El soberbio mausoleo de Juan de Ávalos |
También consta abundante documentación sobre los pleitos que mantuvieron durante años -décadas- estas dos familias por la herencia de doña Isabel. Y ahí asoma una duda, ya que, sin no llegaron a casarse, a qué plantear pleito por la herencia. De lo que muchos concluyen que acaso los amantes no eran novios ni prometidos, sino marido y mujer. Y que el caso del escándalo en cuestión habría derivado de que Diego, marido de Isabel, hubiera tenido que partir a la guerra, y que a su regreso se hallara con la sorpresa de ver a su mujer, Isabel, casada con otro, el tal Azagra; y que de ello hubiese derivado una tragedia pasional que luego alimentara la leyenda en otro formato.

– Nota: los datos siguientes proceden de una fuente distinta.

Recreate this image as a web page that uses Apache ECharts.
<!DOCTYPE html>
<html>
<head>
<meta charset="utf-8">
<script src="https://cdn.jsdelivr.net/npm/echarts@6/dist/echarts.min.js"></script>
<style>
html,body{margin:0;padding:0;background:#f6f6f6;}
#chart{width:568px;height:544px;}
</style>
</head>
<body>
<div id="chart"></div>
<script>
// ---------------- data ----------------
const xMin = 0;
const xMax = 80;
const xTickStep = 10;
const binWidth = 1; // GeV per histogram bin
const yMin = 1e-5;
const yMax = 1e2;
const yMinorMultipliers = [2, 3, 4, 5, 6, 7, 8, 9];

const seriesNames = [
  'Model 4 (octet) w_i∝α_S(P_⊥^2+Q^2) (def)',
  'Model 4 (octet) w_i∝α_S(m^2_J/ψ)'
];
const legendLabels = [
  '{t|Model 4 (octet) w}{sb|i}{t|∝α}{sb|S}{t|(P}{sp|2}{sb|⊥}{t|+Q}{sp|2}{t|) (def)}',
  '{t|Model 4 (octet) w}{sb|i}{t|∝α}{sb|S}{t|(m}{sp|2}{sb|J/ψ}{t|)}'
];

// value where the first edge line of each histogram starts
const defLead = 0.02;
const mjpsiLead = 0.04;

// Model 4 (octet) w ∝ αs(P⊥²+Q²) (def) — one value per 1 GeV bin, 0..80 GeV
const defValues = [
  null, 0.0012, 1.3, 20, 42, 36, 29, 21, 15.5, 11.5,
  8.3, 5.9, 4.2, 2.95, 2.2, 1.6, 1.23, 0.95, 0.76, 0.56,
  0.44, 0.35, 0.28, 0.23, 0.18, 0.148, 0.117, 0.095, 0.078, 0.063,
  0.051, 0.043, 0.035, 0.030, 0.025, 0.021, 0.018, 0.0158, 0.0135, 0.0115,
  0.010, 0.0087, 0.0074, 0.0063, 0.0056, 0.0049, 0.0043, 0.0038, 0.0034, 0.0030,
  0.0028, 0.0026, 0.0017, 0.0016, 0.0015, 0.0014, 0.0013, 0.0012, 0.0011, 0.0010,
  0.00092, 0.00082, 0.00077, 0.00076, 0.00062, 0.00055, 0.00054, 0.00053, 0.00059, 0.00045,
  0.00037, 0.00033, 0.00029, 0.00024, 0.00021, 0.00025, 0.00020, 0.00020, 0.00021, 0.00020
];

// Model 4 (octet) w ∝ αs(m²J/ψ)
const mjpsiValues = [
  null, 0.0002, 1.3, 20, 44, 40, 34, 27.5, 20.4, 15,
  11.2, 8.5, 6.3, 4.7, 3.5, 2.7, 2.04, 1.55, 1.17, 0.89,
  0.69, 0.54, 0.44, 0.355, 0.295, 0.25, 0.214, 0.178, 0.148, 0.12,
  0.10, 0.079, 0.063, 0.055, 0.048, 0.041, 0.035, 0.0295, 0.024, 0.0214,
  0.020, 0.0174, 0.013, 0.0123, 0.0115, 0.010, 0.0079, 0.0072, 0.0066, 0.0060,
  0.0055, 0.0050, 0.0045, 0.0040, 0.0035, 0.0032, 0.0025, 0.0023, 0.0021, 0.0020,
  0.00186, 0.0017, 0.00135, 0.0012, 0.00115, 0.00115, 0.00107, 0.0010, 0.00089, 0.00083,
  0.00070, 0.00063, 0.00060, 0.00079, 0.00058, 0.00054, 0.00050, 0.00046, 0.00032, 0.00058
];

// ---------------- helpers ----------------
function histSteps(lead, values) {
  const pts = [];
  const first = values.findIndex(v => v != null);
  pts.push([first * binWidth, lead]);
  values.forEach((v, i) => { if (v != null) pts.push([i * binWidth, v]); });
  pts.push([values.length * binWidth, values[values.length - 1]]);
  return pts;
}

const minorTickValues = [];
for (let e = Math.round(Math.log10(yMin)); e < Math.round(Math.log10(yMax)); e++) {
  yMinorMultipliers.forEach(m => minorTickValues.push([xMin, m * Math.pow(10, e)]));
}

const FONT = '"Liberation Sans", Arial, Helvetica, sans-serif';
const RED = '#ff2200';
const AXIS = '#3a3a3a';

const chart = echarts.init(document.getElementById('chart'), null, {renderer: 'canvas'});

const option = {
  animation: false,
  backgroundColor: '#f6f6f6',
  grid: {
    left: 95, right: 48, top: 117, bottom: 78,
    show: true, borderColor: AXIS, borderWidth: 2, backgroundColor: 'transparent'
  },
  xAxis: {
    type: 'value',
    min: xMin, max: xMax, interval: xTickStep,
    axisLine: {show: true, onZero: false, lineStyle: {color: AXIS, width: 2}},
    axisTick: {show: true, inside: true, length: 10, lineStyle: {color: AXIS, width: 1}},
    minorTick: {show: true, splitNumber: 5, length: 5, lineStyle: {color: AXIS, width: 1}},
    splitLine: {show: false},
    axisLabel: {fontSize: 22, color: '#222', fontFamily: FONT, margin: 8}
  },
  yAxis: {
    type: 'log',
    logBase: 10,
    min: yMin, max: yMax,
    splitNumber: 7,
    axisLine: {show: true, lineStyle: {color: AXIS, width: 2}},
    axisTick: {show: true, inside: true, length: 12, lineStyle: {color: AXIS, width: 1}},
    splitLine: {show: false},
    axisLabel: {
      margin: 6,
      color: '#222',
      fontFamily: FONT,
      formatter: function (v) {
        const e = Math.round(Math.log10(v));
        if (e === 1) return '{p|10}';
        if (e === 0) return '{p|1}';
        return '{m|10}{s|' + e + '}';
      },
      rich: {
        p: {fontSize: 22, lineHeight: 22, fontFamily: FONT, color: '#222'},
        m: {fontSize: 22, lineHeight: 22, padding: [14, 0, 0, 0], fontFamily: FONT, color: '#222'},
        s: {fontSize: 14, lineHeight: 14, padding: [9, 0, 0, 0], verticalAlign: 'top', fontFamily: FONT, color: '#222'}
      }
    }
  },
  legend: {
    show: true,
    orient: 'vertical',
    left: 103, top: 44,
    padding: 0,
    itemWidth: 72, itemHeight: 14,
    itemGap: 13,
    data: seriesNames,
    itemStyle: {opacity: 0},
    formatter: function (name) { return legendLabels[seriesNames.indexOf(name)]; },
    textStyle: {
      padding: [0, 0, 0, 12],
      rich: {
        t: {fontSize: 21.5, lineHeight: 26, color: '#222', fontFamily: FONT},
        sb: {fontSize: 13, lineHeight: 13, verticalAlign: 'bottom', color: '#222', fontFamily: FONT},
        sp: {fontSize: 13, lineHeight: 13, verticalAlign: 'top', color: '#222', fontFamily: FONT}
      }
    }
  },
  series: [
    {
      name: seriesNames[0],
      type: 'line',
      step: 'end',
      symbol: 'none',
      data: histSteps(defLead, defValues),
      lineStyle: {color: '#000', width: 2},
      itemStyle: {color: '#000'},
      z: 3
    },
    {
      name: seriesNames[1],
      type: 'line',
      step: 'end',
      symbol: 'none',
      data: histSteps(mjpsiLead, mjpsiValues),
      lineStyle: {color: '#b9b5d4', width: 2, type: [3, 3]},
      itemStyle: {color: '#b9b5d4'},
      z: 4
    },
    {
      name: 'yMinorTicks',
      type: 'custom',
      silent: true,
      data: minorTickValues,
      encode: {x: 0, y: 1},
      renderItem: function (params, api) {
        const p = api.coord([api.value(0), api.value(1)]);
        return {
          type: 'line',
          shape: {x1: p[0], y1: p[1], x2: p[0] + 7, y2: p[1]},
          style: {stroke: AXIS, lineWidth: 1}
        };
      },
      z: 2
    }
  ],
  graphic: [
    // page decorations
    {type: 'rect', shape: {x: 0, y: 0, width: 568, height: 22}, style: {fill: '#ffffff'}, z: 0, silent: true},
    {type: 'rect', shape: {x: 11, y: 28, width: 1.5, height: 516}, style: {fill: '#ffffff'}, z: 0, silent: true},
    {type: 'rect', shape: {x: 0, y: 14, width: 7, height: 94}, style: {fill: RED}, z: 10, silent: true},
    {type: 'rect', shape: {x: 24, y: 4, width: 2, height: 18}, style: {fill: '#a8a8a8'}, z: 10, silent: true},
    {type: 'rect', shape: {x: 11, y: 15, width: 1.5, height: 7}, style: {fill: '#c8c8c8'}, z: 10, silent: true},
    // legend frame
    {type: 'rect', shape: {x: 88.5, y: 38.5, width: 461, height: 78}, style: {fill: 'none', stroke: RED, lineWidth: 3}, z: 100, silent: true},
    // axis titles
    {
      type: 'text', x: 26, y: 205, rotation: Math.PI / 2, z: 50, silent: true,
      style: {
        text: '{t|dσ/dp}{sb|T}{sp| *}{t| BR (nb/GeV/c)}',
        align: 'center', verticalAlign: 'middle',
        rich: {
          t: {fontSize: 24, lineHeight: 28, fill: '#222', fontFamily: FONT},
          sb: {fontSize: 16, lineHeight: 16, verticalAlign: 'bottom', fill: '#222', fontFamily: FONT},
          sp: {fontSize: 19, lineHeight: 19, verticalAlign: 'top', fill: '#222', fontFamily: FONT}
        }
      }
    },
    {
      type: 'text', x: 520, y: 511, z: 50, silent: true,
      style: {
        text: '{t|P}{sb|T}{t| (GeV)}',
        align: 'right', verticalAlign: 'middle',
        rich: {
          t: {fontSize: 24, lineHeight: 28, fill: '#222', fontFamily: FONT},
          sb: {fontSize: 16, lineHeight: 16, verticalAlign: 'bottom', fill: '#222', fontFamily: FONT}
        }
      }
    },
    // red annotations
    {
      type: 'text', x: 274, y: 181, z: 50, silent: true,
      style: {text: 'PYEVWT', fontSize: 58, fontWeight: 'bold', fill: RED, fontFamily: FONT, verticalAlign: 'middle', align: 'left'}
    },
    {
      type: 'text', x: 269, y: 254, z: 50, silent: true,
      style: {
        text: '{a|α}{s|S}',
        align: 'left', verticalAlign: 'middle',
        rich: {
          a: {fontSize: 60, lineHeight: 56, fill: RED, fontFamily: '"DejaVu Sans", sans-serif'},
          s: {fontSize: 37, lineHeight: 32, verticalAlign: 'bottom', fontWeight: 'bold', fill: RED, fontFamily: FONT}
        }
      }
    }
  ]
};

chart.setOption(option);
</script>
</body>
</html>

Pudiera ser... o tal vez no. Lo cierto es que la leyenda vino a reavivarse allá por el año 1555, cuando, al acometer obras de remodelación en la vieja iglesia de San Pedro, bajo el suelo de la capilla de los Santos Cosme y Damián afloró un enterramiento del que no se tenía noticia. En él, dos cajones de madera contenían sendas momias, y en una de ellas, un pergamino en el que se daba cuenta de su identidad, y del relato de la peripecia que les había llevado a la muerte. Dos notarios del reino constataron el contenido de aquel pliego, aunque de su paradero hoy no se tenga noticia.
Exhumación de las momias, en 1910 |
De la que sí se tuvo a partir de entonces fue de la historia en su versión literaria: en 1581, Andrés Rey de Artieda publico el primer drama con ese nombre, “Los Amantes de Teruel”, al que luego habrían de seguir otros varios y numerosos, hasta los determinantes que fijaron la historia, por la pluma de Tirso de Molina, en el XVII, y, ya en el XIX, Juan Eugenio Hartzenbuch.
Cartel de las "Bodas" 2011 |
En los años cincuenta del pasado siglo, el Ayuntamiento de Teruel retomó el impulso cultural y turístico de su famosa leyenda local, y reinstaló los dos sarcófagos en un monumental mausoleo esculpido por Juan de Avalos. Desde entonces, y de unas décadas para acá con especial realce, particularmente a partir de que, en el año 2005, se inaugurara el nuevo, monumental e independiente, Mausoleo de los Amantes, el Ayuntamiento de Teruel ha apostado por el culto a esta leyenda como principal reclamo turístico de la ciudad, organizando en su honor cada año una suntuosa fiesta medieval de bodas a la que concurren cada vez un mayor número de turistas enamorados de todo el mundo. El balance del pasado año anota la cantidad fabulosa de 120.000 visitantes. Para este 2011, los actos y las representaciones callejeras populares se inician este próximo jueves 17 de febrero, con el tradicional “cierre” de las Puertas de la Muralla. El viernes es el día de la representación de la “boda” de Isabel. El sábado, 19, la “llegada” de Diego. Y el domingo, 20, el gran colofón, con el “funeral” de Diego, y la “muerte” de Isabel, desplomada sobre el cadáver del amado.